Why are writes so fast?

Writing data to Cassandra is very fast as all the writes are append-only and for each Write Request one sequential disk write plus one in-memory write occur, both of which are extremely fast.

Consistency Level

The Cassandra consistency level is defined as the minimum number of Cassandra nodes that must acknowledge a read or write operation before the operation can be considered successful.

Consistency levels are passed to the Cassandra Cluster by a client for a particular session by using CONSISTENCY to set the consistency level for all queries in the current cqlsh session.

Client applications can set the consistency level using an appropriate driver. For example, using the Java driver, call QueryBuilder.insertInto with setConsistencyLevel to set a QUORUM consistency level.

1) ANY : a write must succeed on any available node
2) ONE : a write must succeed on any node responsible for that row (either primary or replica)
3) QUORUM : a write must succeed on a quorum or replica nodes (replication_factor / 2 + 1)
4) LOCAL_QUORUM : a write must succeed on a quorum or replica nodes in the same data center as the coordinator node
5) EACH_QUORUM : a write must succeed on a quorum of replica nodes in all data centers
6) ALL : a write must succeed on all replica nodes for a row key

Hinted Handoff

Lets assume the REPLICATION_FACTOR of a column-family (table) is 3 and WRITE_CONSISTENCY_LEVEL for a request is TWO, there will be three replicas for any data. In case only two out of three replicas are available the coordinator will behave normally and will return success acknowledgement to the client because WRITE_CONSISTENCY_LEVEL is 2 even if one replica is down the condition is still intact.
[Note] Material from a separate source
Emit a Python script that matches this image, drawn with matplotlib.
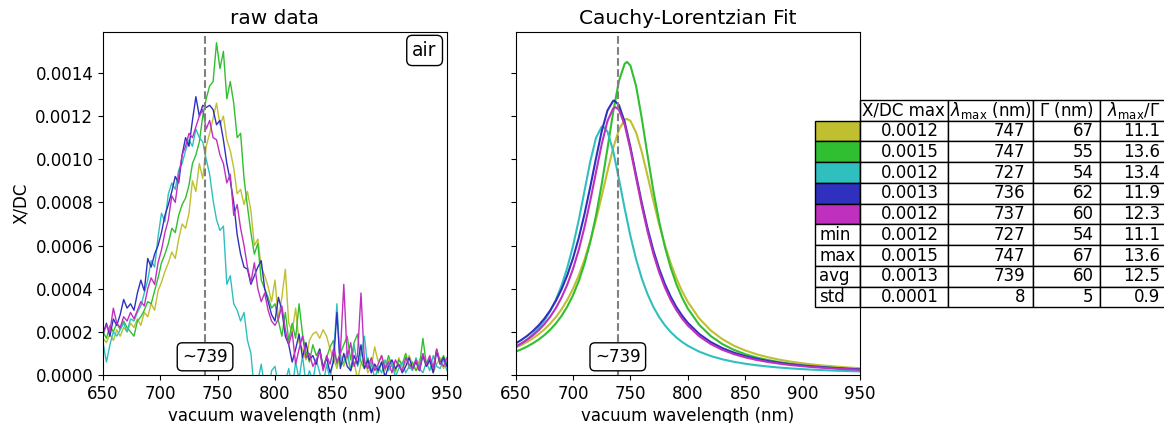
import numpy as np
import matplotlib
matplotlib.use("Agg")
import matplotlib.pyplot as plt
from matplotlib.ticker import FormatStrFormatter
from matplotlib.table import Table

colors = ["#bfbf30", "#30bf30", "#30bfbf", "#3030bf", "#bf30bf"]

# raw spectra, X/DC in units of 1e-4, sampled every 3 nm from 650 to 950
raw_nm = np.arange(650, 951, 3)
raw_olive = [1.7, 1.5, 1.9, 1.6, 2.1, 1.8, 2.2, 2.0, 2.4, 2.2,
             2.6, 2.3, 2.9, 2.7, 3.3, 3.0, 3.9, 4.3, 4.8, 5.2,
             5.7, 5.4, 6.3, 7.0, 6.8, 7.5, 9.0, 8.5, 9.8, 9.1,
             10.6, 11.2, 11.9, 12.6, 11.6, 12.0, 10.9, 10.4, 9.6, 8.4,
             8.6, 7.9, 8.5, 7.6, 6.0, 6.3, 5.0, 4.6, 4.1, 3.4,
             4.4, 2.6, 3.6, 4.9, 2.4, 2.0, 3.1, 1.5, 1.2, 0.7,
             1.6, 1.9, 2.0, 1.7, 2.1, 1.8, 1.2, 0.8, 0.3, 1.0,
             0.4, 0.9, 0.2, 0.6, -0.2, 0.5, 0.8, 0.1, 0.4, 1.3,
             0.6, 0.9, 0.2, 0.7, 0.5, 0.1, 0.8, 0.3, 0.6, 0.9,
             0.5, 0.2, 0.7, 0.9, 0.4, 0.6, 0.1, 0.5, 0.8, 0.3,
             0.6]
raw_green = [2.0, 1.7, 2.3, 2.0, 2.4, 2.1, 2.5, 2.2, 2.0, 1.8,
             2.5, 2.7, 3.0, 3.4, 3.3, 3.9, 4.5, 5.2, 5.6, 6.1,
             6.8, 6.6, 7.4, 7.9, 8.2, 8.8, 9.8, 10.2, 10.8, 12.0,
             12.8, 13.4, 13.6, 15.4, 14.2, 15.0, 12.8, 13.6, 12.6, 11.0,
             11.2, 9.1, 7.8, 6.6, 5.6, 6.1, 4.4, 4.0, 3.6, 3.1,
             3.3, 2.5, 1.8, 2.9, 1.6, 2.4, 1.7, 3.3, 1.9, 1.1,
             0.6, 1.4, 0.9, 1.2, 0.4, 0.8, 1.3, 1.6, 0.5, 1.0,
             1.4, 1.8, 0.7, 1.5, 1.9, 0.6, 0.3, 0.8, 0.2, 0.5,
             0.1, 0.6, 0.3, 0.9, 0.4, 0.2, 0.7, 0.5, 1.0, 0.3,
             0.6, 0.2, 0.4, 1.7, 0.5, 0.8, 0.3, 1.2, 0.6, 0.9,
             0.5]
raw_cyan = [1.5, 0.6, 1.4, 2.0, 1.8, 2.1, 2.4, 2.0, 2.6, 2.5,
            2.9, 3.2, 3.8, 4.4, 5.3, 5.0, 6.4, 7.5, 7.1, 8.4,
            8.9, 8.6, 9.5, 9.8, 10.4, 10.9, 10.6, 11.4, 11.0, 10.8,
            10.0, 9.3, 8.1, 7.2, 6.7, 6.9, 4.2, 4.6, 3.3, 3.0,
            2.5, 2.9, 1.6, 1.0, -0.8, -0.3, 0.5, -0.6, -1.0, 0.2,
            0.4, -0.5, -0.9, -0.3, 0.3, -0.7, 0.6, -0.2, 0.9, -0.4,
            0.2, -0.3, 0.7, 0.1, -0.5, 0.5, -0.2, 0.8, 3.3, 0.4,
            0.6, 1.1, 0.2, 1.4, 0.4, 0.9, 1.8, 0.3, 0.6, -0.2,
            0.4, 0.1, 0.7, 0.2, 0.5, -0.1, 0.3, 0.6, 0.1, 0.4,
            0.2, 0.8, 0.3, 0.1, 0.6, 0.2, 0.9, 0.4, 0.3, 0.7,
            0.2]
raw_blue = [1.9, 2.4, 1.8, 2.6, 2.3, 2.8, 3.5, 3.1, 3.3, 3.0,
            3.8, 4.4, 3.9, 5.4, 5.0, 5.6, 6.0, 6.6, 7.4, 7.9,
            8.5, 9.2, 8.9, 10.2, 11.0, 10.6, 11.8, 12.9, 12.0, 12.5,
            12.4, 12.5, 12.3, 11.6, 11.8, 10.9, 9.8, 9.0, 8.0, 6.5,
            5.6, 5.0, 4.9, 4.2, 4.6, 5.0, 5.3, 4.0, 3.4, 2.8,
            2.5, 3.6, 3.0, 1.8, 1.4, 0.6, 1.2, 1.9, 0.8, 1.5,
            0.7, 0.9, 0.5, 1.2, 0.3, 0.8, 0.1, 0.6, 2.9, 0.3,
            1.0, 0.4, 0.2, 0.9, 0.5, 1.4, 0.3, 0.7, 0.1, 0.5,
            0.2, 0.6, -0.1, 0.4, 0.7, 0.3, 0.5, 0.1, 0.4, 0.8,
            0.3, 0.6, 0.2, 0.9, 0.4, 0.7, 0.1, 1.1, 0.5, 0.8,
            0.4]
raw_magenta = [1.9, 2.3, 2.0, 3.1, 2.4, 2.2, 2.7, 2.5, 2.9, 2.6,
               3.0, 3.4, 3.2, 4.0, 4.5, 4.2, 5.2, 5.8, 6.6, 7.2,
               8.3, 8.0, 9.2, 10.2, 10.6, 11.2, 11.0, 11.5, 12.0, 12.3,
               11.4, 11.8, 11.0, 10.9, 10.2, 9.8, 8.9, 9.3, 7.4, 7.9,
               6.8, 6.0, 5.0, 4.3, 5.2, 4.0, 3.4, 3.8, 3.0, 2.5,
               2.3, 2.6, 3.2, 2.1, 1.4, 2.0, 0.5, 1.2, 1.8, 0.8,
               1.0, 0.4, 0.7, 1.1, 0.2, 0.9, 0.5, 1.2, 0.6, 1.0,
               4.2, 0.8, 1.5, 0.4, 0.9, 3.8, 0.6, 0.3, 0.8, 0.2,
               0.5, 0.9, 0.3, 0.6, 0.1, 0.7, 0.4, 0.2, 0.8, 0.5,
               0.3, 0.7, 0.2, 1.0, 0.5, 0.9, 0.3, 1.2, 0.6, 0.4,
               0.8]

# fitted curves, X/DC in units of 1e-4
fit_nm = np.concatenate([np.arange(650, 801, 5), np.arange(810, 951, 10)])
fit_olive = [1.265, 1.390, 1.533, 1.698, 1.889, 2.112, 2.374, 2.682, 3.047, 3.482,
             4.000, 4.615, 5.347, 6.208, 7.194, 8.295, 9.439, 10.52, 11.37, 11.83,
             11.78, 11.23, 10.32, 9.211, 8.067, 6.988, 6.024, 5.191, 4.483, 3.888,
             3.389, 2.616, 2.065, 1.663, 1.363, 1.136, 0.959, 0.820, 0.708, 0.618,
             0.543, 0.481, 0.429, 0.385, 0.347, 0.315]
fit_green = [1.080, 1.190, 1.318, 1.467, 1.641, 1.847, 2.092, 2.385, 2.740, 3.171,
             3.701, 4.353, 5.164, 6.164, 7.388, 8.848, 10.50, 12.19, 13.63, 14.43,
             14.34, 13.38, 11.86, 10.16, 8.538, 7.124, 5.947, 4.987, 4.212, 3.585,
             3.078, 2.322, 1.803, 1.435, 1.167, 0.965, 0.811, 0.691, 0.595, 0.517,
             0.454, 0.402, 0.358, 0.320, 0.289, 0.261]
fit_cyan = [1.292, 1.457, 1.653, 1.889, 2.175, 2.524, 2.954, 3.488, 4.150, 4.974,
            5.983, 7.184, 8.533, 9.889, 10.99, 11.51, 11.28, 10.38, 9.087, 7.711,
            6.441, 5.354, 4.459, 3.736, 3.154, 2.685, 2.306, 1.997, 1.742, 1.531,
            1.355, 1.080, 0.879, 0.728, 0.612, 0.522, 0.450, 0.392, 0.344, 0.304,
            0.271, 0.243, 0.219, 0.198, 0.181, 0.165]
fit_blue = [1.463, 1.625, 1.814, 2.037, 2.299, 2.611, 2.984, 3.431, 3.973, 4.627,
            5.415, 6.360, 7.467, 8.719, 10.04, 11.30, 12.26, 12.71, 12.51, 11.73,
            10.56, 9.246, 7.953, 6.784, 5.774, 4.925, 4.219, 3.636, 3.153, 2.752,
            2.417, 1.899, 1.525, 1.248, 1.038, 0.876, 0.748, 0.646, 0.563, 0.495,
            0.439, 0.391, 0.351, 0.317, 0.287, 0.261]
fit_magenta = [1.319, 1.465, 1.635, 1.836, 2.072, 2.354, 2.692, 3.099, 3.593, 4.193,
               4.923, 5.804, 6.856, 8.070, 9.394, 10.70, 11.77, 12.36, 12.29, 11.59,
               10.45, 9.125, 7.816, 6.633, 5.615, 4.765, 4.063, 3.486, 3.011, 2.619,
               2.294, 1.793, 1.434, 1.170, 0.970, 0.817, 0.697, 0.601, 0.523, 0.459,
               0.407, 0.362, 0.325, 0.293, 0.265, 0.241]
# fitted peak position (nm) and height (1e-4) of each curve
peak_nm = [747, 747, 726, 736, 737]
peak_val = [11.87, 14.51, 11.53, 12.72, 12.41]

raw_series = [raw_olive, raw_green, raw_cyan, raw_blue, raw_magenta]
fit_series = [fit_olive, fit_green, fit_cyan, fit_blue, fit_magenta]

mean_peak = 739

# summary table
col_labels = ["X/DC max", r"$\lambda_{\mathrm{max}}$ (nm)", r"$\Gamma$ (nm)",
              r"$\lambda_{\mathrm{max}}/\Gamma$"]
row_labels = ["", "", "", "", "", "min", "max", "avg", "std"]
xdc_max = ["0.0012", "0.0015", "0.0012", "0.0013", "0.0012", "0.0012", "0.0015", "0.0013", "0.0001"]
lam_max = ["747", "747", "727", "736", "737", "727", "747", "739", "8"]
gamma = ["67", "55", "54", "62", "60", "54", "67", "60", "5"]
ratio = ["11.1", "13.6", "13.4", "11.9", "12.3", "11.1", "13.6", "12.5", "0.9"]

plt.rcParams["font.family"] = "DejaVu Sans"
plt.rcParams["font.size"] = 12

fig = plt.figure(figsize=(11.64, 4.23), dpi=100)
ax1 = fig.add_axes([0.0885, 0.1135, 0.2955, 0.811])
ax2 = fig.add_axes([0.443, 0.1135, 0.2958, 0.811], sharey=ax1)

for vals, c in zip(raw_series, colors):
    ax1.plot(raw_nm, np.array(vals) * 1e-4, color=c, lw=1)
for vals, c, pn, pv in zip(fit_series, colors, peak_nm, peak_val):
    k = np.searchsorted(fit_nm, pn)
    x = np.insert(fit_nm, k, pn)
    y = np.insert(np.array(vals), k, pv)
    ax2.plot(x, y * 1e-4, color=c, lw=1.5)

for ax in (ax1, ax2):
    ax.axvline(mean_peak, color="gray", ls="--", lw=1.5)
    ax.set_xlim(650, 950)
    ax.set_xlabel("vacuum wavelength (nm)", labelpad=3)
    ax.text(mean_peak, 0.053, "~%d" % mean_peak, transform=ax.get_xaxis_transform(),
            ha="center", va="center",
            bbox=dict(boxstyle="round", fc="white", ec="black"))

ax1.set_ylim(0, 0.00159)
ax1.yaxis.set_major_formatter(FormatStrFormatter("%.4f"))
ax1.set_ylabel("X/DC")
ax1.set_title("raw data", fontsize=14.5)
ax2.set_title("Cauchy-Lorentzian Fit", fontsize=14.5)
plt.setp(ax2.get_yticklabels(), visible=False)
ax1.text(0.935, 0.946, "air", transform=ax1.transAxes, ha="center", va="center", fontsize=13.5,
         bbox=dict(boxstyle="round", fc="white", ec="black"))

widths = [45, 87.7, 85.6, 66.7, 66.7]
tab = Table(ax2, bbox=[0.869, 0.197, 1.023, 0.605])
header = [""] + col_labels
for j, txt in enumerate(header):
    cell = tab.add_cell(0, j, width=widths[j], height=1, text=txt, loc="center")
    if j == 0:
        cell.visible_edges = ""
for i in range(len(row_labels)):
    fc = colors[i] if i < len(colors) else "white"
    tab.add_cell(i + 1, 0, width=widths[0], height=1, text=row_labels[i], loc="left", facecolor=fc)
    for j, col in enumerate([xdc_max, lam_max, gamma, ratio]):
        tab.add_cell(i + 1, j + 1, width=widths[j + 1], height=1, text=col[i], loc="right")
tab.auto_set_font_size(False)
tab.set_fontsize(12)
ax2.add_table(tab)

fig.savefig("out.png", dpi=100)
If any of the replica is down, the coordinator will do one more extra step, it will write locally the hint ( the write request blob along with some metadata) in the disk (hints directory) and would keep the hint there for 3 hours (by default) waiting for the replica node to become available again.

If the replica node is offline for more than 3 hours, then a read repair is needed. This process is referred as Hinted Handoff.